Потом, когда он ее изложил, мы долго переругиваемся.

— Тем, — прошу я, а голос срывается, — Тема, ты не должен так поступать.

— Да? — злится он, — а какой выход они нам оставили?

— Тема, ты же знаешь, экстренная актуализация сделает из тебя инвалида, и это при самом лучшем раскладе. Срок-то тебе пришел. Кстати, а почему ты на курсы не съездил? Неважно. Я же смогу тебя только до своего уровня дотянуть — не больше и не меньше. И скорее всего, повышение на три уровня ты не переживешь. Я не могу так рисковать.

— А ты-то вообще здесь причем?

— В смысле? — искренне удивляюсь я, — по-моему, меня это, как раз, касается непосредственно.

Тема заползает в угол и глядит на меня оттуда рассерженными светлыми глазами. Ну, одним глазом.

— Я прожил здесь, — зло бросает фразы, — четырнадцать лет. Ко мне люди съезжались даже с соседних городов. Ты хоть можешь представить себе, сколько жизней я спас? Ну да, пусть это звучит патетически, но… Я хирург. Я и сам по себе неплох, не прерывай меня, я знаю… Но я ведь еще и Мастер. Пусть третьего уровня. Ты ведь знаешь, что это значит.

Я-то знаю, то есть представляю. Мастер Врачевания. Его уровень восприимчивости должен быть гораздо выше моего. И мне становится порой неловко, когда я вижу на улице человека, скажем, на мой взгляд, больного, и серьезно, но не знающего об этом. А ведь Артем, в отличие от меня, мог изменить все это. Мастер Врачевания мог сделать мир лучше сам и делал это. И ему, в отличие от меня Мастера Идеи, не приходилось доказывать ежедневно, что Идея это чего-то стоит. Мастер медик знал, всегда знал, для чего он создан. Помогать.

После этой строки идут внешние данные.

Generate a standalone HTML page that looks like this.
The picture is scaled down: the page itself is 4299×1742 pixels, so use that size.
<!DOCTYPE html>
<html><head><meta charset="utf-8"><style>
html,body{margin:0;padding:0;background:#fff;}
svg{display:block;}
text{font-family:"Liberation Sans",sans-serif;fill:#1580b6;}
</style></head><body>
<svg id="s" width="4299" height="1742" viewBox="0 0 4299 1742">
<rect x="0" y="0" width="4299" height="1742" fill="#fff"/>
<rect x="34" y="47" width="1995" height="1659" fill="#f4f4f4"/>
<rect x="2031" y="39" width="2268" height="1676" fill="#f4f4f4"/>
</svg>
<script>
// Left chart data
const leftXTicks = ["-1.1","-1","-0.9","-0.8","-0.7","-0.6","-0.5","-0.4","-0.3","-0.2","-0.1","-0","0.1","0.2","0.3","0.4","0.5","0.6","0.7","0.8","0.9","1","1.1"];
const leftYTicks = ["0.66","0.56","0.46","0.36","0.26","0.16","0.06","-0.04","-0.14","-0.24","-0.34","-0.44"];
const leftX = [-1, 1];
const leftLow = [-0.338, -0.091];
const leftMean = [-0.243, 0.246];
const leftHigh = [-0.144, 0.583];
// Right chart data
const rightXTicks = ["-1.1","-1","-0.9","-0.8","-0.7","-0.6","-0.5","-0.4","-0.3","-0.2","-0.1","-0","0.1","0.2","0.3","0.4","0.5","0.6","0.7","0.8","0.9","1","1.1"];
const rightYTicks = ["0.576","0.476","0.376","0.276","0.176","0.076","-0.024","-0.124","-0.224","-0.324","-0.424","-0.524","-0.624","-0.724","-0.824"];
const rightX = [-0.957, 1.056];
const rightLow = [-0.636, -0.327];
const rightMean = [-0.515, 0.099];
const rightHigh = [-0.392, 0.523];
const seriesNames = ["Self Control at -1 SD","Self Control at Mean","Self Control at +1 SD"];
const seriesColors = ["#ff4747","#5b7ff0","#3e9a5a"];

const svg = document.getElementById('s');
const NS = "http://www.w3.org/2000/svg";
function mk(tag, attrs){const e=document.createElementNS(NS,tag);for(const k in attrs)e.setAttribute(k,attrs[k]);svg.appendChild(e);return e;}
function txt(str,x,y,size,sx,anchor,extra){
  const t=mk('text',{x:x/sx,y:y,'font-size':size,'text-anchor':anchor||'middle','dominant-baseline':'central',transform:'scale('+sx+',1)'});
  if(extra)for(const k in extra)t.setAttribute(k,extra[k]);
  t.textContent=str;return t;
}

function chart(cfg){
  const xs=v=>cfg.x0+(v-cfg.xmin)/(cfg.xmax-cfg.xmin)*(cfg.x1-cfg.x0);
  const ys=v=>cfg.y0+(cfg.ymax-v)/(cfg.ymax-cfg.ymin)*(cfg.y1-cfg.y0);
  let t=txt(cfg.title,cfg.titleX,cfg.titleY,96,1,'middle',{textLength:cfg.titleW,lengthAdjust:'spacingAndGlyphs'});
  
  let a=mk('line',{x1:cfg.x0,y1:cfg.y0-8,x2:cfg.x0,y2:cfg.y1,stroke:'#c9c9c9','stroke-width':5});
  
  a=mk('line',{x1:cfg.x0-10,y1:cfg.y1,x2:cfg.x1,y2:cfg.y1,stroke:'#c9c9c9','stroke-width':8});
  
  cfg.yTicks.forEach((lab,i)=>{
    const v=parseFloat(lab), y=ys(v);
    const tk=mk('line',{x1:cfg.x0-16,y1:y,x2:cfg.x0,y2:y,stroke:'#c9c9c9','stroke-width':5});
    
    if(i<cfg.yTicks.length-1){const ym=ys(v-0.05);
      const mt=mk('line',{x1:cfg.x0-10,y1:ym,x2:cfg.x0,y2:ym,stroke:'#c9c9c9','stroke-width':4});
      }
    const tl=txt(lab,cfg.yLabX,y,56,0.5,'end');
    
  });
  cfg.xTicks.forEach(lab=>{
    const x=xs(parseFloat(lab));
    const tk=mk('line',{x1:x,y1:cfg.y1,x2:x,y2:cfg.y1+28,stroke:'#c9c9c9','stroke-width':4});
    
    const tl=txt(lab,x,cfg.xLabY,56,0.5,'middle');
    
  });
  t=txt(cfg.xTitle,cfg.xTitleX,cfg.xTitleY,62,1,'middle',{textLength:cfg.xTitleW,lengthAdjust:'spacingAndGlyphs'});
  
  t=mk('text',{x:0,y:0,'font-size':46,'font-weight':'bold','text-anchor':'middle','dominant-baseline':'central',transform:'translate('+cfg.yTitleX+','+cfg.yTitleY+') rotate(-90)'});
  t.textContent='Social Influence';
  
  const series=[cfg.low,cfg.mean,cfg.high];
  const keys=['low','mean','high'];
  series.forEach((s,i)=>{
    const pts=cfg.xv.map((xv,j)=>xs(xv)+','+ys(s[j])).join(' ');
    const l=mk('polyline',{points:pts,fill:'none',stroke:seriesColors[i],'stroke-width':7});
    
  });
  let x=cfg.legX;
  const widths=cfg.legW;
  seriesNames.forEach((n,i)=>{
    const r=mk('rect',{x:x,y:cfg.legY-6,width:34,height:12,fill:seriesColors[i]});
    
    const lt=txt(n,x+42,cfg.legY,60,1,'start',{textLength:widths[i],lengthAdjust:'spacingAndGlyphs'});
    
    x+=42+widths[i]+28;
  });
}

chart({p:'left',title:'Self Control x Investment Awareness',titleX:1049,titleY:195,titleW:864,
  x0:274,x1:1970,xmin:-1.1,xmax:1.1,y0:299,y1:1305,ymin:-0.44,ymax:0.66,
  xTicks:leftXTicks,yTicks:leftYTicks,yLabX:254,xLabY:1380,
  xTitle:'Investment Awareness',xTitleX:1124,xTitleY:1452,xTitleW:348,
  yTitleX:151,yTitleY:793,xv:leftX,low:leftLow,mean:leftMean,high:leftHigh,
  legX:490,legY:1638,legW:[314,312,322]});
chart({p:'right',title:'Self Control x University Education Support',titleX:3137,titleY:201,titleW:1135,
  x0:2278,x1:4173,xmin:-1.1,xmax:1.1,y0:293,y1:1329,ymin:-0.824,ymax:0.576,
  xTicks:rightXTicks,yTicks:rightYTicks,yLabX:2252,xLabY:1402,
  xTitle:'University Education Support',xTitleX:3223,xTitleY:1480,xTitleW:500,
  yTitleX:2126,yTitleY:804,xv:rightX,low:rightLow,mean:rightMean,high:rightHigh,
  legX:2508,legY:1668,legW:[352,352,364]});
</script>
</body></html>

— Я, знаешь ли, — ухмыляется он, — местная знаменитость. Привык к славе и почестям. Личный врач главы города и все такое. И знаешь, что сказал этот самый глава города, когда к нему пришли утверждать ордер на мой арест? Он сказал, что всякая зараза должна быть уничтожена. Вот я зараза и есть. У меня была только работа и мое призвание, с семьей, сама знаешь, у нас проблемы… А сейчас выяснилось, что я зараза. Я вреден для общества.

— Да, но ведь…

— Не спорь со мной. Я знаю, что переживу актуализацию. Некоторое время. Но и ты пойми. Я должен им…

— Доказать что-то?

— Нет, отомстить.

Смотрю на него с недоумением. И начинаю понимать. Месть — это свято.

— Хорошо, — вздыхаю, — давай сделаем это.

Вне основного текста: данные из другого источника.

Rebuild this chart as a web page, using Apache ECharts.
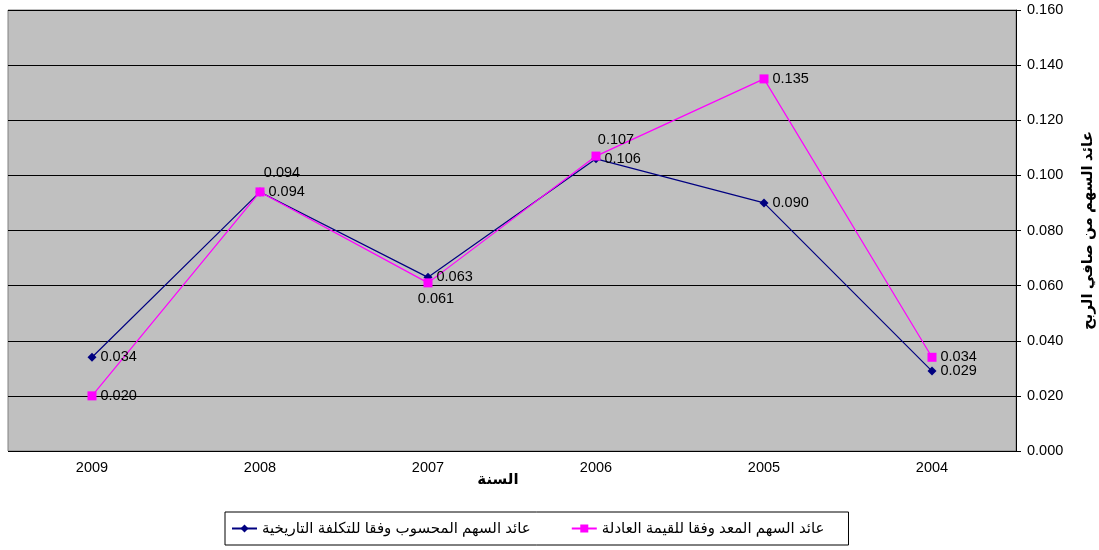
<!DOCTYPE html>
<html>
<head>
<meta charset="utf-8">
<script src="https://cdn.jsdelivr.net/npm/echarts@6/dist/echarts.min.js"></script>
<style>
  html, body { margin: 0; padding: 0; background: #fff; }
  #chart { width: 1099px; height: 550px; }
</style>
</head>
<body>
<div id="chart"></div>
<script>
const years = ['2009', '2008', '2007', '2006', '2005', '2004']
const historicalCost = [0.034, 0.094, 0.063, 0.106, 0.090, 0.029]
const fairValue = [0.020, 0.094, 0.061, 0.107, 0.135, 0.034]
const nameHistorical = 'عائد السهم المحسوب وفقا للتكلفة التاريخية'
const nameFair = 'عائد السهم المعد وفقا للقيمة العادلة'

const chart = echarts.init(document.getElementById('chart'))

// label placement for the fair value points (mirrors the original layout)
const fairLabelPos = ['right', 'top', 'bottom', 'top', 'right', 'right']
const fairLabelOffset = [[0, 0], [22, -3], [8, 0], [20, 0], [0, 0], [0, 0]]

const numFont = 'Arial, "Liberation Sans", sans-serif'
const arFont = 'Arial, "DejaVu Sans", sans-serif'
const labelFont = { color: '#000', fontSize: 14.5, fontFamily: numFont }

const option = {
  animation: false,
  backgroundColor: '#fff',
  grid: {
    left: 8,
    right: 83,
    top: 10,
    bottom: 99,
    outerBoundsMode: 'none',
    containLabel: false,
    show: true,
    backgroundColor: '#C0C0C0',
    borderColor: '#808080',
    borderWidth: 1
  },
  legend: {
    bottom: 5,
    left: 225,
    itemGap: 40,
    itemWidth: 25,
    itemHeight: 10,
    padding: [9, 24, 9, 6],
    borderColor: '#000',
    borderWidth: 1,
    textStyle: { color: '#000', fontSize: 15, fontFamily: arFont },
    data: [nameHistorical, nameFair]
  },
  xAxis: {
    type: 'category',
    data: years,
    boundaryGap: true,
    name: 'السنة',
    nameLocation: 'middle',
    nameGap: 21,
    nameMoveOverlap: false,
    nameTextStyle: { color: '#000', fontSize: 15, fontWeight: 'bold', fontFamily: arFont, padding: [0, 28, 0, 0] },
    axisLine: { show: false },
    axisTick: { show: false },
    axisLabel: { color: '#000', fontSize: 14.5, margin: 9, fontFamily: numFont },
    splitLine: { show: false }
  },
  yAxis: {
    type: 'value',
    position: 'right',
    min: 0,
    max: 0.16,
    interval: 0.02,
    name: 'عائد السهم من صافي الربح',
    nameLocation: 'middle',
    nameRotate: 90,
    nameGap: 64,
    nameMoveOverlap: false,
    nameTextStyle: { color: '#000', fontSize: 15, fontWeight: 'bold', fontFamily: arFont },
    axisLine: { show: true, lineStyle: { color: '#000', width: 1 } },
    axisTick: { show: true, inside: false, length: 5, lineStyle: { color: '#000' } },
    axisLabel: {
      color: '#000',
      fontSize: 14.5,
      margin: 11,
      fontFamily: numFont,
      formatter: v => v.toFixed(3)
    },
    splitLine: { show: true, lineStyle: { color: '#000', width: 1 } }
  },
  series: [
    {
      name: nameHistorical,
      type: 'line',
      data: historicalCost,
      symbol: 'diamond',
      symbolSize: 9,
      showAllSymbol: true,
      lineStyle: { color: '#000080', width: 1.2 },
      itemStyle: { color: '#000080' },
      label: {
        show: true,
        position: 'right',
        distance: 4,
        ...labelFont,
        formatter: p => p.value.toFixed(3)
      }
    },
    {
      name: nameFair,
      type: 'line',
      data: fairValue.map((v, i) => ({
        value: v,
        label: { position: fairLabelPos[i], offset: fairLabelOffset[i] }
      })),
      symbol: 'rect',
      symbolSize: 9,
      showAllSymbol: true,
      lineStyle: { color: '#FF00FF', width: 1.2 },
      itemStyle: { color: '#FF00FF' },
      label: {
        show: true,
        position: 'right',
        distance: 4,
        ...labelFont,
        formatter: p => p.value.toFixed(3)
      }
    }
  ]
}

chart.setOption(option)
</script>
</body>
</html>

Он криво улыбается, пытаясь, видимо изобразить на лице благодарность. Я же чувствую себя поганенько. Тоже мне, клуб самоубийц.

У парня сейчас подходящее состояние духа — неустойчивое, возбужденное. Сейчас немного подправим, усилим это. Ага, морщится, значит, мы уже близко. Экстренная актуализация, по сути, ничем не отличается от нормальной. То же изменение сознания, та же перестройка мышления с заземлением. Просто делается все это быстро, грубо, безжалостно. Подопытному не оставляется времени для того, чтобы воспринять происходящие с ним изменения и свыкнуться с ними. Спасти может только полное смирение, причем не то, какое достигается волевыми усилиями, а реальное, идущее от души, смирение и принятие. Смирение в моем пациенте, в принципе, присутствовало. Но было оно волевым, временным, и для цели выживания этого медика не подходило совершенно.